Over and over we hear “Thank you” or “I owe you” followed by “It’s OK.” The sanctuary of the title is far more about their relationship than about Newark immigration policy. So when one character’s status changes, meaning almost literally that the person’s “real” American life can now start — college, with a scholarship — the other is left behind. The only solution is marriage, but despite how incredibly close they are, their relationship has never developed in that direction. It’s fair to wonder why.

The first half of “Sanctuary City” is just stunningly beautiful and one of the more emotionally immersive experiences I’ve had at a play in a long time — perhaps since Sarah DeLappe’s “The Wolves” and Annie Baker’s “The Flick,” by two writers who share with Majok a style that some have called hyper-real even though they have individual and unique voices and approaches.

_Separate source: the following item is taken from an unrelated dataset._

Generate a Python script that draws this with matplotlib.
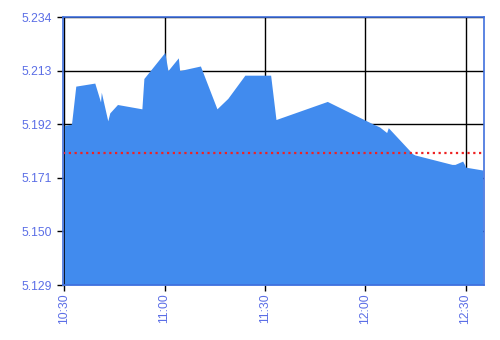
import matplotlib
matplotlib.use("Agg")
import matplotlib.pyplot as plt

times = ["10:30:00", "10:32:09", "10:33:26", "10:39:07", "10:40:50", "10:41:04",
         "10:43:00", "10:43:36", "10:45:54", "10:53:12", "10:53:48", "11:00:03",
         "11:01:00", "11:04:06", "11:04:30", "11:10:42", "11:15:39", "11:18:54",
         "11:24:00", "11:31:42", "11:33:18", "11:48:39", "12:02:24", "12:04:16",
         "12:06:24", "12:06:53", "12:14:08", "12:14:52", "12:25:56", "12:26:50",
         "12:29:08", "12:30:05", "12:35:07"]
prices = [5.1916, 5.1921, 5.2070, 5.2082, 5.2008, 5.2046,
          5.1934, 5.1965, 5.1998, 5.1981, 5.2100, 5.2202,
          5.2131, 5.2181, 5.2131, 5.2149, 5.1981, 5.2022,
          5.2113, 5.2113, 5.1939, 5.2010, 5.1921, 5.1910,
          5.1888, 5.1907, 5.1805, 5.1800, 5.1763, 5.1763,
          5.1776, 5.1752, 5.1741]
prev_close = 5.1808
y_ticks = [5.129, 5.150, 5.171, 5.192, 5.213, 5.234]
x_tick_labels = ["10:30", "11:00", "11:30", "12:00", "12:30"]


def to_min(s):
    p = [int(v) for v in s.split(":")]
    return (p[0] - 10) * 60 + p[1] - 30 + (p[2] if len(p) > 2 else 0) / 60.0


t = [to_min(s) for s in times]
xt = [to_min(s) for s in x_tick_labels]

plt.rcParams['font.family'] = ['Liberation Sans', 'DejaVu Sans']
fig = plt.figure(figsize=(5, 3.4), dpi=100)
ax = fig.add_axes([62.7 / 500, 55 / 340, (484.3 - 62.7) / 500, (285 - 17.3) / 340])

ax.set_xlim(-0.48, 125.6)
ax.set_ylim(y_ticks[0], y_ticks[-1])

ax.grid(True, color="black", linewidth=1.0, zorder=0)
ax.set_axisbelow(True)
ax.fill_between(t, prices, y_ticks[0], color="#418bee", linewidth=0, zorder=2)
ax.axhline(prev_close, color="#ee2222", linestyle=(0, (1, 1.6)), linewidth=1.6, zorder=3)

ax.set_yticks(y_ticks)
ax.set_yticklabels([f"{v:.3f}" for v in y_ticks])
ax.set_xticks(xt)
ax.set_xticklabels(x_tick_labels, rotation=90)

lab_col = "#5b6ee6"
ax.tick_params(axis="both", colors="black", labelcolor=lab_col, labelsize=8.8,
               length=4.5, width=1, direction="out")
ax.tick_params(axis="y", pad=3)
ax.tick_params(axis="x", pad=1.5)
for sp in ax.spines.values():
    sp.set_color("#3f6fdd")
    sp.set_linewidth(1.2)
    sp.set_zorder(4)

fig.savefig("out.png", dpi=100)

I’m not as enamored of the second half of the 95-minute “Sanctuary City,” although I deeply admire the artistic choices and craftsmanship. After one character goes away to college in Boston, we jump forward three years or so. B and G are now closer to adulthood and confront the complications that come with thinking further into the future. Sacrifices they were once willing to make for each other start to have tangible possible consequences. Their bond could never stay as impenetrable as it was, and Majok introduces a third character named Henry (Brandon Rivera) to bring that home. 

The style of the play also changes: Furniture appears, and we get one long, realistic scene, more traditional, and more — if you will — American in style. With that come more explicit discussions of the politics that so impact these characters’ lives, and the necessary contrivances that come from conflating significant confrontations into one moment in time. We start to feel the authorial control.

But the writing remains deeply thoughtful, unsentimental, complex, and Zamudio in particular exquisitely portrays the transition from a teenager to a grown-up and the emotional pain of the unsaid she experienced but carefully suppressed. She forces us to ask: What is the line between admirable selflessness and self-denial?

Even with some weaknesses, this play does what the best theater can: provide us with a new perspective that is likely to linger. And that makes me want to see everything Martyna Majok has written and will write into the future.